In a way, scented deodorants, replace the earthy female B.O. with the societally approved feminine smell. Now, we are told, we can choose what our smell says about us, and we can make ourselves more attractive through appropriately gendered scent choice. Even though a female equestrian may smell of leather, horses, and fresh hay, while a male baker is more likely to smell of vanilla, spices, and fruit, these smells have become gendered. I certainly went through a smell of fruit/baked goods/heavy florals phase when I was an adolescent. Looking back, I was probably trying to experiment and get a grip on how to perform femininity properly.

Though why are women supposed to smell like baked goods and flowers? The beauty of lab-made scents is that you can create whole new unique scents, and more gender-neutral scents are just that; they’re described with words like fresh, cool, or clean. Here is the crux of the issue: unpacking why fruit, desserts, and flowers are associated with femininity.

The thing about fruit, pastries, and flowers is that they are decorative, colorful, considered trivial (unless you work in the industry!), and consumable. When you look back on historical descriptions of femininity, ideal women are often lauded for being decorative, adorably concerned with the trivial, and having a dangerous penchant for consumption that must be tempered through masculine influence. Pastries, fruit, and flowers are also items women are expected to consume and be trivially excited about, even today. Think of the tropes of a woman expecting flowers on her anniversary or squealing over the dessert cart at a restaurant. Fruit is generally sweet, colorful, and yielding to the touch – characteristics that are considered either feminine or desired by women. 

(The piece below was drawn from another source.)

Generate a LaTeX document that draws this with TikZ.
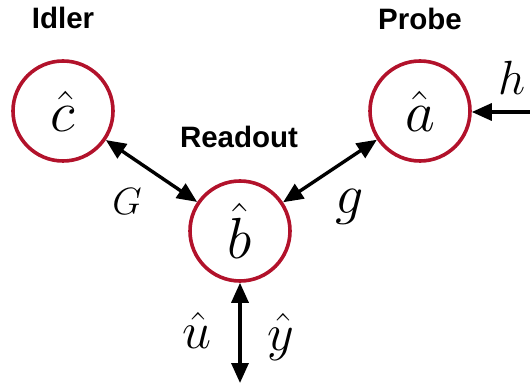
\RequirePackage{fix-cm}
\documentclass[tikz,border=0pt]{standalone}
\usepackage{fontspec}
\newfontfamily\labfont{Liberation Sans}
\usetikzlibrary{arrows.meta}
\definecolor{ring}{RGB}{178,18,43}
\begin{document}
\begin{tikzpicture}[x=1pt,y=-1pt,
  mode/.style={circle,draw=ring,line width=3.6pt,minimum size=100pt,inner sep=0pt,
    font=\fontsize{58}{62}\selectfont},
  title/.style={font=\labfont\bfseries\fontsize{29.5}{32}\selectfont},
  sym/.style={font=\fontsize{52}{56}\selectfont, inner sep=0pt},
  link/.style={line width=3.4pt,{Triangle[length=20pt,width=17pt]}-{Triangle[length=20pt,width=17pt]}},
  oneway/.style={line width=3.4pt,-{Triangle[length=20pt,width=17pt]}}]
\useasboundingbox (0,0) rectangle (530,387);
\node[mode] (c) at (63,111) {$\hat c$};
\node[mode] (a) at (420,111) {$\hat a$};
\node[mode] (b) at (240,231) {$\hat b$};
\node[title] (tc) at (63,18) {Idler};
\node[title] (ta) at (420,19) {Probe};
\node[title] (tb) at (239,137) {Readout};
\coordinate (hin) at (531,112);
\coordinate (out) at (240,383);
\draw[link] (c) -- (b);
\draw[link] (a) -- (b);
\draw[link] (b) -- (out);
\draw[oneway] (hin) -- (a.east |- hin);
\node[sym,font=\fontsize{38}{42}\selectfont] (G) at (127,202) {$G$};
\node[sym,font=\fontsize{56}{60}\selectfont] (g) at (350,207) {$g$};
\node[sym,font=\fontsize{48}{52}\selectfont] (h) at (512,78) {$h$};
\node[sym] (u) at (197,330) {$\hat u$};
\node[sym] (y) at (281,337) {$\hat y$};
\end{tikzpicture}
\end{document}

Fruit is also feminine in that for hundreds, or even thousands of years, fruit has meant, well,  lady bits. Note, also, that flamboyant men are called fruity, but there’s no similar insult for women.

An onion? Really?
An onion? Really?

My  suspicion, then, is that both men and women are being marketed femininity as something that is consumable and, for women, requires significant upkeep. Femaleness, often laden with various bodily smells, needs to be replaced with socially accepted smells that are associated with feminine nature. It is much easier to smell female than it is to smell feminine. (How long does it take for me to stop smelling like a cupcake? Half a day? Less? Should I reapply?)

Women consume femininity directly as guided by social mores and marketing. (I buy pink clothes, I buy floral perfume, I make orgasm noises when I use Herbal Essences, etc., ergo I am female.)  Men consume socially approved femininity through interaction with centerfolds, mainstream media, or even literally with women’s flavored personal care products. These are products that are supposed make women feel feminine and sexy in that they’re becoming more easily consumed by men (while underscoring anxiety so women keep buying), and make men feel masculine and attracted due to the manufactured gender differences in scent and what those scents mean (if heterosexual.)

So are fruity personal care products sexy and feminine? For some people they certainly are. If we’ve learned anything from anthropological studies about sex and attraction it’s that people learn what sexy is from their culture and environment. This is even true for rats: http://www.ncbi.nlm.nih.gov/pubmed/7122734. In our culture, someone smelling your B.O. is considered extremely embarrassing. However, it appears that scent is an important part of how we present ourselves, so we choose scents that fit how we wish to be viewed: feminine, alluring, sporty, etc. The way these scents are modeled are based off of our own cultural assumptions about what it means to be these things: feminine means flowers, sporty means that nebulous “cool, fresh” scent. The use of scents in lotions, deodorants, shampoos, and soaps are part of the product maker’s attempt to associate their products with these feelings. Sure, it’s part of the U.S.’s way of consuming our feelings, and that can feel kind of icky, but it shouldn’t stop someone from using products that make them like the way they smell. However, there is something to be said for examining our preferences and why we have them.